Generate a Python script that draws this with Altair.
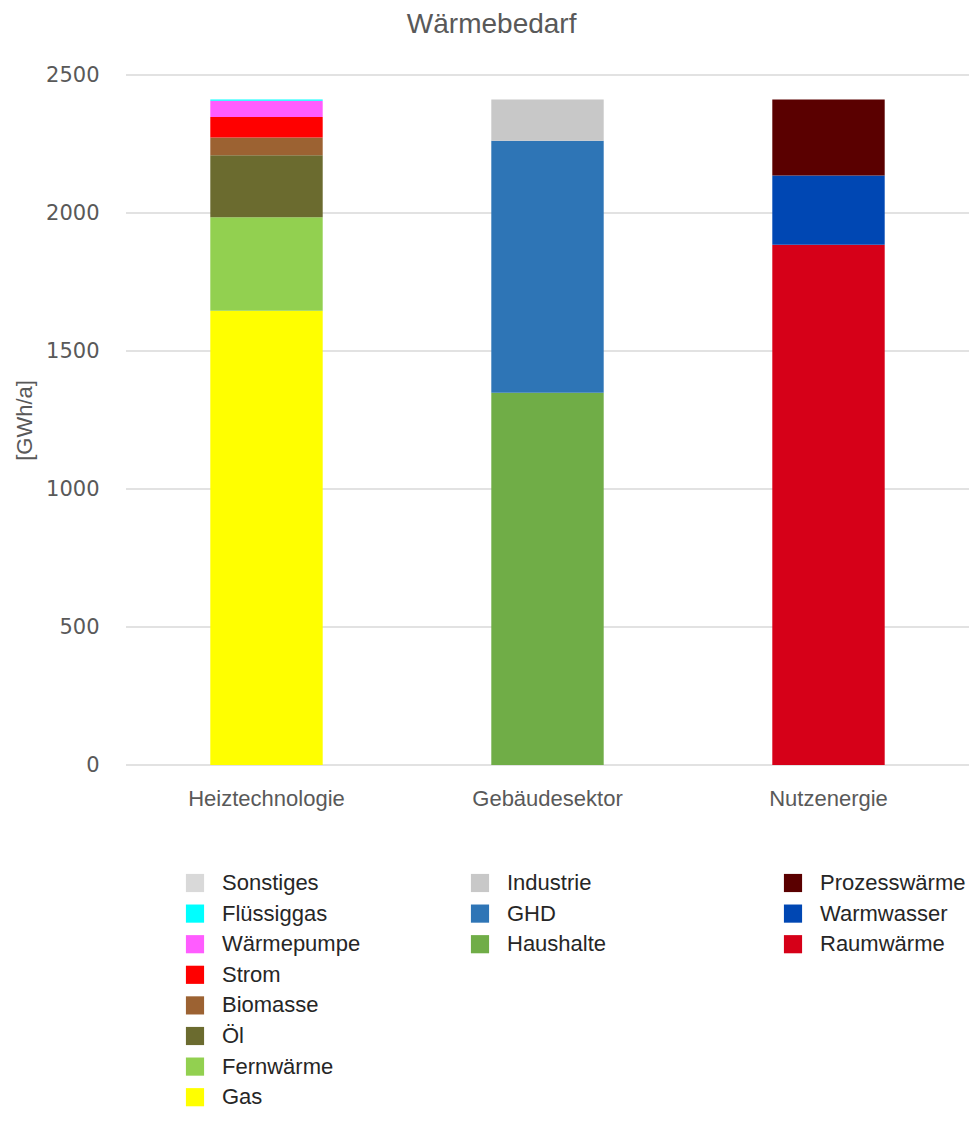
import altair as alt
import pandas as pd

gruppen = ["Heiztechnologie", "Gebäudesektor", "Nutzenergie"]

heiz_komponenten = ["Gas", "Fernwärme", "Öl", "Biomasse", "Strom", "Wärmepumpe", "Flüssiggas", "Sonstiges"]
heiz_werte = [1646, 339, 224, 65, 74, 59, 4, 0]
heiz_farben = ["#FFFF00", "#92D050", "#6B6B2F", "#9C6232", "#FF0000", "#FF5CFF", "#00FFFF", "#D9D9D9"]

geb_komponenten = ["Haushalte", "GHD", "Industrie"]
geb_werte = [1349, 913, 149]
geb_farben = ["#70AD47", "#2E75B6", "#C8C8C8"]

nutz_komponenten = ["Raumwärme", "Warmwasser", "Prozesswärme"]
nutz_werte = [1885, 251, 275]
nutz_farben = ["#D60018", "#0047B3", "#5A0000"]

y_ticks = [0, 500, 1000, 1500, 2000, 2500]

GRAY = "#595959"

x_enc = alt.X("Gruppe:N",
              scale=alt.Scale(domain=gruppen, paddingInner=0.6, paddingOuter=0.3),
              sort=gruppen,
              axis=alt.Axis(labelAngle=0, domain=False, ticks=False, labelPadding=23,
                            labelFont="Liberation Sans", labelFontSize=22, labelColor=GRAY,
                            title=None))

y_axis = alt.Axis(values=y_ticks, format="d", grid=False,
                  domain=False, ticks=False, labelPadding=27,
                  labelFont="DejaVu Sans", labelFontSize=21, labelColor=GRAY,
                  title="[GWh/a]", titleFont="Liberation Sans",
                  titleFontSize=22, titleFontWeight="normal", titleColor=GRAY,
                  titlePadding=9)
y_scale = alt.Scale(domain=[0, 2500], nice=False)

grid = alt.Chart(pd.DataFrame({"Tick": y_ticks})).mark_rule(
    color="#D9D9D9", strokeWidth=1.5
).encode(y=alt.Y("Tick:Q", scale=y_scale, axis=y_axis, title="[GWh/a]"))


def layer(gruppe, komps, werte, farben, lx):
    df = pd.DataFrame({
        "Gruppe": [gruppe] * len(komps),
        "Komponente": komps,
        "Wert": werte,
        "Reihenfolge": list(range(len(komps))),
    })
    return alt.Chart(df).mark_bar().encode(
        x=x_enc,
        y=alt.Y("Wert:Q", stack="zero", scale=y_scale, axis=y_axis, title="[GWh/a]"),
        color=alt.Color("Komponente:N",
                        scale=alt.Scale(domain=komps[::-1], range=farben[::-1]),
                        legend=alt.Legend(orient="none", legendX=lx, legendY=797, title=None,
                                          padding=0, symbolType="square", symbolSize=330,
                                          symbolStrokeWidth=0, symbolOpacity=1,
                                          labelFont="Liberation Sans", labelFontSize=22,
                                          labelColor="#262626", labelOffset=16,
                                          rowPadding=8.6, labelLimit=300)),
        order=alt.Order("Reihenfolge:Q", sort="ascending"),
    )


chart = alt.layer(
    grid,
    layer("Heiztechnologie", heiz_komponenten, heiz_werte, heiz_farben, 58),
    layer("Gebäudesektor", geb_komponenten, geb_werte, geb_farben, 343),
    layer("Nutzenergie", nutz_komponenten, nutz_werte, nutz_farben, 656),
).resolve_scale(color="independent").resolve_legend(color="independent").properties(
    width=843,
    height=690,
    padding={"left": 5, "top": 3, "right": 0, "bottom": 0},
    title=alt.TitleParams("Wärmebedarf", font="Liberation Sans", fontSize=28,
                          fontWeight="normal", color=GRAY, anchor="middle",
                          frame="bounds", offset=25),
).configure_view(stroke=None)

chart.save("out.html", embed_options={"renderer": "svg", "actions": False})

*Instructions to follow*. Your task is an exact transcription of all the data, minus the pictures.

*Answer to this exercise*.
Generate a Python script that draws this with Altair.
import altair as alt
import pandas as pd

gruppen = ["Heiztechnologie", "Gebäudesektor", "Nutzenergie"]

heiz_komponenten = ["Gas", "Fernwärme", "Öl", "Biomasse", "Strom", "Wärmepumpe", "Flüssiggas", "Sonstiges"]
heiz_werte = [1646, 339, 224, 65, 74, 59, 4, 0]
heiz_farben = ["#FFFF00", "#92D050", "#6B6B2F", "#9C6232", "#FF0000", "#FF5CFF", "#00FFFF", "#D9D9D9"]

geb_komponenten = ["Haushalte", "GHD", "Industrie"]
geb_werte = [1349, 913, 149]
geb_farben = ["#70AD47", "#2E75B6", "#C8C8C8"]

nutz_komponenten = ["Raumwärme", "Warmwasser", "Prozesswärme"]
nutz_werte = [1885, 251, 275]
nutz_farben = ["#D60018", "#0047B3", "#5A0000"]

y_ticks = [0, 500, 1000, 1500, 2000, 2500]

GRAY = "#595959"

x_enc = alt.X("Gruppe:N",
              scale=alt.Scale(domain=gruppen, paddingInner=0.6, paddingOuter=0.3),
              sort=gruppen,
              axis=alt.Axis(labelAngle=0, domain=False, ticks=False, labelPadding=23,
                            labelFont="Liberation Sans", labelFontSize=22, labelColor=GRAY,
                            title=None))

y_axis = alt.Axis(values=y_ticks, format="d", grid=False,
                  domain=False, ticks=False, labelPadding=27,
                  labelFont="DejaVu Sans", labelFontSize=21, labelColor=GRAY,
                  title="[GWh/a]", titleFont="Liberation Sans",
                  titleFontSize=22, titleFontWeight="normal", titleColor=GRAY,
                  titlePadding=9)
y_scale = alt.Scale(domain=[0, 2500], nice=False)

grid = alt.Chart(pd.DataFrame({"Tick": y_ticks})).mark_rule(
    color="#D9D9D9", strokeWidth=1.5
).encode(y=alt.Y("Tick:Q", scale=y_scale, axis=y_axis, title="[GWh/a]"))


def layer(gruppe, komps, werte, farben, lx):
    df = pd.DataFrame({
        "Gruppe": [gruppe] * len(komps),
        "Komponente": komps,
        "Wert": werte,
        "Reihenfolge": list(range(len(komps))),
    })
    return alt.Chart(df).mark_bar().encode(
        x=x_enc,
        y=alt.Y("Wert:Q", stack="zero", scale=y_scale, axis=y_axis, title="[GWh/a]"),
        color=alt.Color("Komponente:N",
                        scale=alt.Scale(domain=komps[::-1], range=farben[::-1]),
                        legend=alt.Legend(orient="none", legendX=lx, legendY=797, title=None,
                                          padding=0, symbolType="square", symbolSize=330,
                                          symbolStrokeWidth=0, symbolOpacity=1,
                                          labelFont="Liberation Sans", labelFontSize=22,
                                          labelColor="#262626", labelOffset=16,
                                          rowPadding=8.6, labelLimit=300)),
        order=alt.Order("Reihenfolge:Q", sort="ascending"),
    )


chart = alt.layer(
    grid,
    layer("Heiztechnologie", heiz_komponenten, heiz_werte, heiz_farben, 58),
    layer("Gebäudesektor", geb_komponenten, geb_werte, geb_farben, 343),
    layer("Nutzenergie", nutz_komponenten, nutz_werte, nutz_farben, 656),
).resolve_scale(color="independent").resolve_legend(color="independent").properties(
    width=843,
    height=690,
    padding={"left": 5, "top": 3, "right": 0, "bottom": 0},
    title=alt.TitleParams("Wärmebedarf", font="Liberation Sans", fontSize=28,
                          fontWeight="normal", color=GRAY, anchor="middle",
                          frame="bounds", offset=25),
).configure_view(stroke=None)

chart.save("out.html", embed_options={"renderer": "svg", "actions": False})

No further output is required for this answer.